29/08/24

De regresso à selva

 



A luta pelo estímulo (Desmond Morris, O Zoo Humano) é fundamental para a sobrevivência do ser humano. Porém, quando os estímulos são em excesso podemos ficar doentes. 
Sempre que pensamos em férias temos em mente os benefícios do descanso e relaxamento, do ar livre, do mar e do sol, para o corpo e para a mente, que são comprovados pelos estudos sobre férias e saúde.  (1)

Acontece que deixamos o trabalho mas o trabalho não nos deixa. Levamos  connosco muita bagagem desnecessária: preocupações, arrelias, frustrações, desilusões, trabalho e equipamentos: portátil, telemóvel, ipad ...  E acima de tudo a mesma atitude mental: competição expressa ou inconsciente nos mais pequenos pormenores que compromete aqueles benefícios.

Umas férias pensadas e sonhadas para combater o stress levam a aumentar ainda mais o stress com as bichas de automóveis para a praia, para o supermercado, para o barco, dificuldade para estacionar... Afinal já chegava a bicha para marcar consulta no Centro de Saúde, tratar de um documento  na Loja do cidadão, para não falar na AIMA que só de ver na TV me cansa... 

  

O ser humano percebeu que era necessário haver regras para poder funcionar em seu próprio proveito. Mesmo que alguns teimem em não as entender na utilização  do condomínio, do trânsito... e da praia. (2)

Por que há-de haver regras num tempo e espaço em que queremos gozar a nossa liberdade? E por que não hei-de ter as minhas regras ?

Não é de estranhar o resultado de um recente inquérito: “os jovens dizem que as proibições nas praias lhes tiram a diversão.” (3)
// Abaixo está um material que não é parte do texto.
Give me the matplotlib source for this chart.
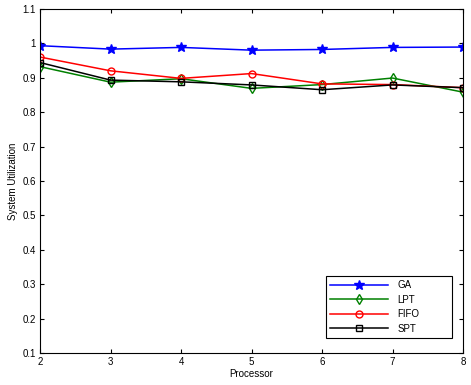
import numpy as np
import matplotlib
matplotlib.use("Agg")
import matplotlib.pyplot as plt

processors = [2, 3, 4, 5, 6, 7, 8]
ga = [0.993, 0.983, 0.988, 0.980, 0.982, 0.988, 0.989]
lpt = [0.932, 0.887, 0.897, 0.869, 0.880, 0.899, 0.858]
fifo = [0.960, 0.920, 0.898, 0.912, 0.882, 0.880, 0.871]
spt = [0.944, 0.893, 0.888, 0.879, 0.865, 0.879, 0.871]

plt.rcParams["font.family"] = ["Liberation Sans", "DejaVu Sans"]
plt.rcParams["font.size"] = 7

fig = plt.figure(figsize=(4.71, 3.85), dpi=100)
ax = fig.add_axes([0.085, 0.083, 0.898, 0.894])

ax.plot(processors, ga, color="#0000ff", marker="*", markersize=7, linewidth=1.1, label="GA")
ax.plot(processors, lpt, color="#008000", marker="d", markersize=5, markerfacecolor="none", linewidth=1.1, label="LPT")
ax.plot(processors, fifo, color="#ff0000", marker="o", markersize=5, markerfacecolor="none", linewidth=1.1, label="FIFO")
ax.plot(processors, spt, color="#000000", marker="s", markersize=5, markerfacecolor="none", linewidth=1.1, label="SPT")

ax.set_xlim(2, 8)
ax.set_ylim(0.1, 1.1)
ax.set_yticks(np.arange(0.1, 1.11, 0.1))
ax.set_yticklabels(["0.1", "0.2", "0.3", "0.4", "0.5", "0.6", "0.7", "0.8", "0.9", "1", "1.1"])
ax.tick_params(direction="in", top=True, right=True, length=3, pad=3)
ax.set_xlabel("Processor", labelpad=1)
ax.set_ylabel("System Utilization", labelpad=3)

leg = ax.legend(loc="lower left", bbox_to_anchor=(0.676, 0.044, 0.298, 0.17), mode="expand",
                borderaxespad=0, fancybox=False, framealpha=1, edgecolor="black",
                handlelength=5.9, borderpad=0.45, labelspacing=0.45, handletextpad=1.0)
leg.get_frame().set_linewidth(0.8)

fig.savefig("out.png", dpi=100)
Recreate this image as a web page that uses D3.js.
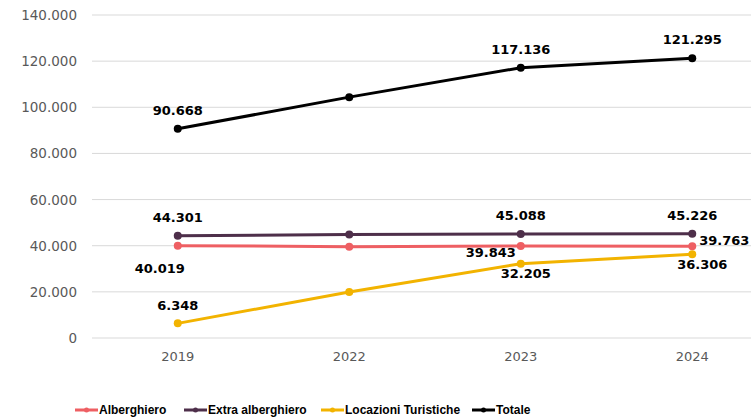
<!DOCTYPE html>
<html><head><meta charset="utf-8">
<script src="https://cdn.jsdelivr.net/npm/d3@7"></script>
<style>body{margin:0;background:#fff}svg{display:block}</style>
</head><body>
<script>
const years = ["2019","2022","2023","2024"];
const alberghiero = [40019, 39600, 39843, 39763];
const extraAlberghiero = [44301, 44900, 45088, 45226];
const locazioni = [6348, 19900, 32205, 36306];
const totale = [90668, 104400, 117136, 121295];
const yTicks = [0,20000,40000,60000,80000,100000,120000,140000];
const seriesNames = ["Alberghiero","Extra alberghiero","Locazioni Turistiche","Totale"];
// labelled points: [series index, year index, dx, dy]
const labelSpec = [
  [3,0,0,-19],[3,2,0,-19],[3,3,0,-19],
  [1,0,0,-19],[1,2,0,-19],[1,3,0,-19],
  [0,0,-18,22],[0,2,-30,6],[0,3,32,-6],
  [2,0,0,-18],[2,2,5,9],[2,3,10,10]
];

const W=751,H=418;
const svg=d3.select("body").append("svg").attr("width",W).attr("height",H);
const font="'DejaVu Sans', sans-serif";
const x=d3.scalePoint().domain(years).range([92,778]).padding(0.5);
const y=d3.scaleLinear().domain([0,140000]).range([338,15]);
const fmt=v=>d3.format(",")(v).replace(/,/g,".");

svg.append("g").selectAll("line").data(yTicks).join("line")
  .attr("x1",92).attr("x2",751).attr("y1",d=>y(d)).attr("y2",d=>y(d))
  .attr("stroke","#d9d9d9").attr("stroke-width",1);
svg.append("g").selectAll("text").data(yTicks).join("text")
  .attr("x",77).attr("y",d=>y(d)+5).attr("text-anchor","end")
  .attr("font-family",font).attr("font-size",13.5).attr("fill","#595959")
  .text(d=>fmt(d));
svg.append("g").selectAll("text").data(years).join("text")
  .attr("x",d=>x(d)).attr("y",361).attr("text-anchor","middle")
  .attr("font-family",font).attr("font-size",13).attr("fill","#595959").text(d=>d);

const data=[alberghiero,extraAlberghiero,locazioni,totale];
const colors=["#EE5F63","#4E2F4A","#F2B300","#000000"];
const line=d3.line().x((d,i)=>x(years[i])).y(d=>y(d));
data.forEach((s,k)=>{
  svg.append("path").attr("d",line(s)).attr("fill","none")
    .attr("stroke",colors[k]).attr("stroke-width",3).attr("stroke-linejoin","round");
  svg.append("g").selectAll("circle").data(s).join("circle")
    .attr("cx",(d,i)=>x(years[i])).attr("cy",d=>y(d)).attr("r",4).attr("fill",colors[k]);
});
svg.append("g").selectAll("text").data(labelSpec).join("text")
  .attr("x",d=>x(years[d[1]])+d[2]).attr("y",d=>y(data[d[0]][d[1]])+d[3]+5)
  .attr("text-anchor","middle").attr("font-family",font).attr("font-size",13)
  .attr("font-weight","bold").attr("fill","#000")
  .text(d=>fmt(data[d[0]][d[1]]));

const legX=[75,184,321,472];
const lg=svg.append("g").selectAll("g").data(seriesNames).join("g")
  .attr("transform",(d,i)=>`translate(${legX[i]},410)`);
lg.append("line").attr("x1",0).attr("x2",23).attr("stroke",(d,i)=>colors[i]).attr("stroke-width",3);
lg.append("circle").attr("cx",11.5).attr("r",2.5).attr("fill",(d,i)=>colors[i]);
lg.append("text").attr("x",24).attr("y",4).attr("font-family","'Liberation Sans', Arial, sans-serif")
  .attr("font-size",12).attr("font-weight","bold").attr("fill","#000").text(d=>d);
</script>
</body></html>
Uma das últimas guerras de que estaríamos à espera seria a luta pelo domínio de uma espreguiçadeira junto à praia ou à piscina. Uma espreguiçadeira pode ser o meu território. Tenho espreguiçadeira, logo existo. Mas a conquista daquele minúsculo espaço territorial, a necessidade de ficar à frente, ter o melhor lugar junto à praia, exige ter que levantar cedo, correr para a conquista, impondo a minha regra, o espaço marcado pela minha toalha. E esta vitória tem custos: deixam-me completamente stressado.


Por mais que tenha evoluído e tenha abraçado o progresso, trazido pelo turismo de massas, o ser humano está sempre a voltar para os estádios primitivos dessa evolução. Como acontece com todas as guerras em que  o homo sapiens manifesta a sua incapacidade para ultrapassar a eliminação física do outro ou os pequenos conflitos interpessoais, inesperados, que ameaçam o velho cérebro que dita o meu domínio territorial: "Os hotéis dizem que sem o controlo das espreguiçadeiras "seria uma selva", uma vez que os turistas competem por lugares privilegiados nos hotéis ao longo da costa espanhola." (4)


O comportamento humano não pára de nos surpreender, preocupar e... divertir. Em vez de tranquilas férias aumentamos o stress, a terapia vira pesadelo, um feliz casamento pode voltar de férias desfeito ou uma boa amizade encontrará o seu ocaso. (5)

O ser humano ainda não se adaptou a estas novas regras. Volta sempre à selva de onde afinal parece nunca ter saído: um lugar ao sol tem uma importância fundamental para um primata em via de socialização.